Task requirements: Your task is to copy the listing exactly. Drop any pictures from the copy.

Data segment:

* Begin *

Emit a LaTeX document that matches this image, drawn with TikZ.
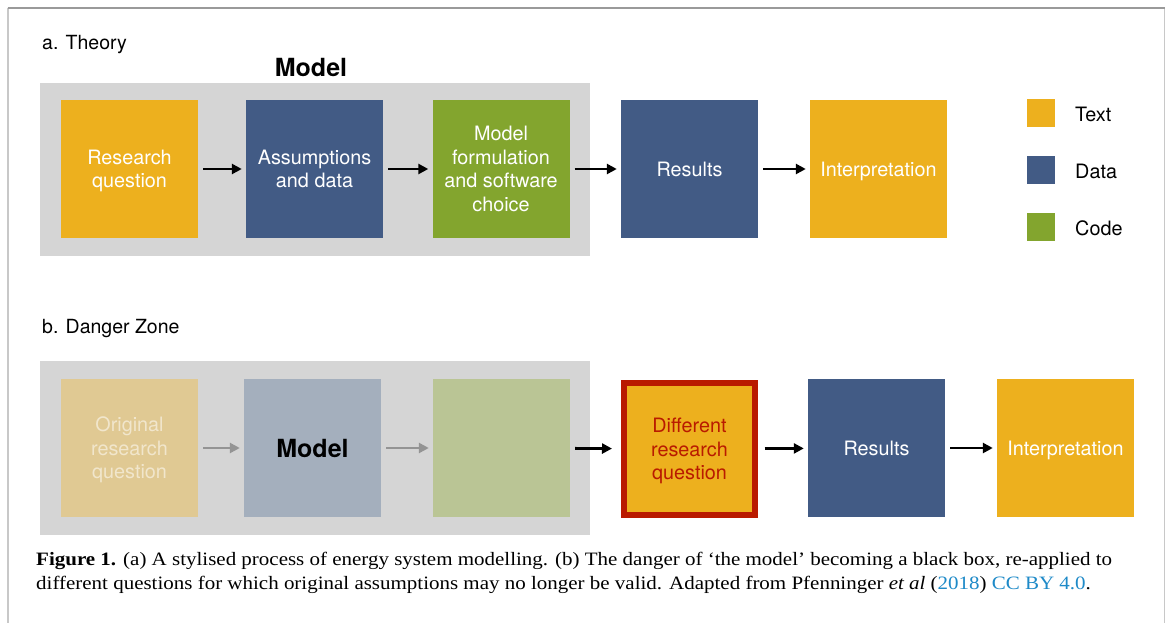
\documentclass[tikz,border=0pt]{standalone}
\usepackage{fontspec}
\setmainfont{Liberation Serif}
\setsansfont{TeX Gyre Heros}
\newfontfamily\capfont[FakeStretch=1.11,Ligatures=TeX]{Liberation Serif}
\usetikzlibrary{arrows.meta}
\definecolor{cText}{HTML}{EDB01E}
\definecolor{cData}{HTML}{425B85}
\definecolor{cCode}{HTML}{83A52E}
\definecolor{cTextF}{HTML}{E0C993}
\definecolor{cDataF}{HTML}{A4AFBD}
\definecolor{cCodeF}{HTML}{BAC595}
\definecolor{cBg}{HTML}{D5D5D5}
\definecolor{cRed}{HTML}{B91A00}
\definecolor{cLink}{HTML}{1E8AC8}
\definecolor{cFadeTxt}{HTML}{F1E6CC}
\definecolor{cFrame}{HTML}{C8C8C8}
\definecolor{cFrameTop}{HTML}{9A9A9A}
\begin{document}
\begin{tikzpicture}[x=1pt,y=-1pt,
  boxtxt/.style={font=\sffamily\fontsize{19.8}{23.5}\selectfont},
  blockbox/.style={boxtxt, minimum width=137pt, minimum height=138pt, inner sep=0pt, align=center, text=white, text depth=0pt},
  legsq/.style={minimum width=28pt, minimum height=28pt, inner sep=0pt},
  flow/.style={line width=2.8pt, -{Triangle[length=10pt,width=10pt]}, shorten <=5pt, shorten >=4pt},
  flowgray/.style={flow, draw=black!42},
  paneltitle/.style={font=\sffamily\fontsize{19.5}{23}\selectfont, anchor=base west, inner sep=0pt},
  modeltitle/.style={font=\sffamily\bfseries\fontsize{25}{29}\selectfont, inner sep=0pt}
]
\useasboundingbox (0,0) rectangle (1171,623);
\fill[white] (0,0) rectangle (1171,623);
% frame
\draw[cFrame, line width=1.5pt] (8,623) -- (8,8.5);
\draw[cFrame, line width=1.5pt] (1164.5,8.5) -- (1164.5,623);
\draw[cFrameTop, line width=1.2pt] (7.5,8) -- (1165,8);

% ---------- panel a ----------
\node[paneltitle] (ta) at (42,50) {a. Theory};
\fill[cBg] (40,83) rectangle (590,256);
\node[modeltitle] (mt) at (311,68) {Model};

\node[blockbox, fill=cText] (a1) at (129.5,169) {Research\\question};
\node[blockbox, fill=cData] (a2) at (314.5,169) {Assumptions\\and data};
\node[blockbox, fill=cCode] (a3) at (501,169) {Model\\formulation\\and software\\choice};
\node[blockbox, fill=cData] (a4) at (689.5,169) {Results};
\node[blockbox, fill=cText] (a5) at (878.5,169) {Interpretation};

\draw[flow] (a1) -- (a2);
\draw[flow] (a2) -- (a3);
\draw[flow] (a3) -- (a4);
\draw[flow] (a4) -- (a5);

% legend
\node[legsq, fill=cText] (l1) at (1041,113) {};
\node[legsq, fill=cData] (l2) at (1041,170) {};
\node[legsq, fill=cCode] (l3) at (1041,227) {};
\node[boxtxt, anchor=west, inner sep=0pt] (lt1) at (1075,114) {Text};
\node[boxtxt, anchor=west, inner sep=0pt] (lt2) at (1075,171) {Data};
\node[boxtxt, anchor=west, inner sep=0pt] (lt3) at (1075,228) {Code};

% ---------- panel b ----------
\node[paneltitle] (tb) at (42,333) {b. Danger Zone};
\fill[cBg] (40,361) rectangle (590,535);

\node[blockbox, fill=cTextF, text=cFadeTxt] (b1) at (129.5,448) {Original\\research\\question};
\node[blockbox, fill=cDataF, text=black, font=\sffamily\bfseries\fontsize{25}{29}\selectfont] (b2) at (312.5,448) {Model};
\node[blockbox, fill=cCodeF] (b3) at (501.5,448) {};
\node[blockbox, fill=cText, draw=cRed, line width=6pt, minimum width=131pt, minimum height=132pt, text=cRed] (b4) at (689.5,449) {Different\\research\\question};
\node[blockbox, fill=cData] (b5) at (876.5,448) {Results};
\node[blockbox, fill=cText] (b6) at (1065.5,448) {Interpretation};

\draw[flowgray] (b1) -- (b2);
\draw[flowgray] (b2) -- (b3);
\draw[flow, shorten >=9pt] (b3) -- (b4);
\draw[flow, shorten <=7pt] (b4) -- (b5);
\draw[flow] (b5) -- (b6);

% ---------- caption ----------
\node[anchor=base west, inner sep=0pt, align=left, font=\capfont\fontsize{18.9}{24}\selectfont] (cap) at (36,589)
{\textbf{Figure 1.} (a) A stylised process of energy system modelling. (b) The danger of ‘the model’ becoming a black box, re-applied to\\
different questions for which original assumptions may no longer be valid. Adapted from Pfenninger \textit{et al} (\textcolor{cLink}{2018}) \textcolor{cLink}{CC BY 4.0}.};
\end{tikzpicture}
\end{document}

* End *

Answer to the problem:
Emit a LaTeX document that matches this image, drawn with TikZ.
\documentclass[tikz,border=0pt]{standalone}
\usepackage{fontspec}
\setmainfont{Liberation Serif}
\setsansfont{TeX Gyre Heros}
\newfontfamily\capfont[FakeStretch=1.11,Ligatures=TeX]{Liberation Serif}
\usetikzlibrary{arrows.meta}
\definecolor{cText}{HTML}{EDB01E}
\definecolor{cData}{HTML}{425B85}
\definecolor{cCode}{HTML}{83A52E}
\definecolor{cTextF}{HTML}{E0C993}
\definecolor{cDataF}{HTML}{A4AFBD}
\definecolor{cCodeF}{HTML}{BAC595}
\definecolor{cBg}{HTML}{D5D5D5}
\definecolor{cRed}{HTML}{B91A00}
\definecolor{cLink}{HTML}{1E8AC8}
\definecolor{cFadeTxt}{HTML}{F1E6CC}
\definecolor{cFrame}{HTML}{C8C8C8}
\definecolor{cFrameTop}{HTML}{9A9A9A}
\begin{document}
\begin{tikzpicture}[x=1pt,y=-1pt,
  boxtxt/.style={font=\sffamily\fontsize{19.8}{23.5}\selectfont},
  blockbox/.style={boxtxt, minimum width=137pt, minimum height=138pt, inner sep=0pt, align=center, text=white, text depth=0pt},
  legsq/.style={minimum width=28pt, minimum height=28pt, inner sep=0pt},
  flow/.style={line width=2.8pt, -{Triangle[length=10pt,width=10pt]}, shorten <=5pt, shorten >=4pt},
  flowgray/.style={flow, draw=black!42},
  paneltitle/.style={font=\sffamily\fontsize{19.5}{23}\selectfont, anchor=base west, inner sep=0pt},
  modeltitle/.style={font=\sffamily\bfseries\fontsize{25}{29}\selectfont, inner sep=0pt}
]
\useasboundingbox (0,0) rectangle (1171,623);
\fill[white] (0,0) rectangle (1171,623);
% frame
\draw[cFrame, line width=1.5pt] (8,623) -- (8,8.5);
\draw[cFrame, line width=1.5pt] (1164.5,8.5) -- (1164.5,623);
\draw[cFrameTop, line width=1.2pt] (7.5,8) -- (1165,8);

% ---------- panel a ----------
\node[paneltitle] (ta) at (42,50) {a. Theory};
\fill[cBg] (40,83) rectangle (590,256);
\node[modeltitle] (mt) at (311,68) {Model};

\node[blockbox, fill=cText] (a1) at (129.5,169) {Research\\question};
\node[blockbox, fill=cData] (a2) at (314.5,169) {Assumptions\\and data};
\node[blockbox, fill=cCode] (a3) at (501,169) {Model\\formulation\\and software\\choice};
\node[blockbox, fill=cData] (a4) at (689.5,169) {Results};
\node[blockbox, fill=cText] (a5) at (878.5,169) {Interpretation};

\draw[flow] (a1) -- (a2);
\draw[flow] (a2) -- (a3);
\draw[flow] (a3) -- (a4);
\draw[flow] (a4) -- (a5);

% legend
\node[legsq, fill=cText] (l1) at (1041,113) {};
\node[legsq, fill=cData] (l2) at (1041,170) {};
\node[legsq, fill=cCode] (l3) at (1041,227) {};
\node[boxtxt, anchor=west, inner sep=0pt] (lt1) at (1075,114) {Text};
\node[boxtxt, anchor=west, inner sep=0pt] (lt2) at (1075,171) {Data};
\node[boxtxt, anchor=west, inner sep=0pt] (lt3) at (1075,228) {Code};

% ---------- panel b ----------
\node[paneltitle] (tb) at (42,333) {b. Danger Zone};
\fill[cBg] (40,361) rectangle (590,535);

\node[blockbox, fill=cTextF, text=cFadeTxt] (b1) at (129.5,448) {Original\\research\\question};
\node[blockbox, fill=cDataF, text=black, font=\sffamily\bfseries\fontsize{25}{29}\selectfont] (b2) at (312.5,448) {Model};
\node[blockbox, fill=cCodeF] (b3) at (501.5,448) {};
\node[blockbox, fill=cText, draw=cRed, line width=6pt, minimum width=131pt, minimum height=132pt, text=cRed] (b4) at (689.5,449) {Different\\research\\question};
\node[blockbox, fill=cData] (b5) at (876.5,448) {Results};
\node[blockbox, fill=cText] (b6) at (1065.5,448) {Interpretation};

\draw[flowgray] (b1) -- (b2);
\draw[flowgray] (b2) -- (b3);
\draw[flow, shorten >=9pt] (b3) -- (b4);
\draw[flow, shorten <=7pt] (b4) -- (b5);
\draw[flow] (b5) -- (b6);

% ---------- caption ----------
\node[anchor=base west, inner sep=0pt, align=left, font=\capfont\fontsize{18.9}{24}\selectfont] (cap) at (36,589)
{\textbf{Figure 1.} (a) A stylised process of energy system modelling. (b) The danger of ‘the model’ becoming a black box, re-applied to\\
different questions for which original assumptions may no longer be valid. Adapted from Pfenninger \textit{et al} (\textcolor{cLink}{2018}) \textcolor{cLink}{CC BY 4.0}.};
\end{tikzpicture}
\end{document}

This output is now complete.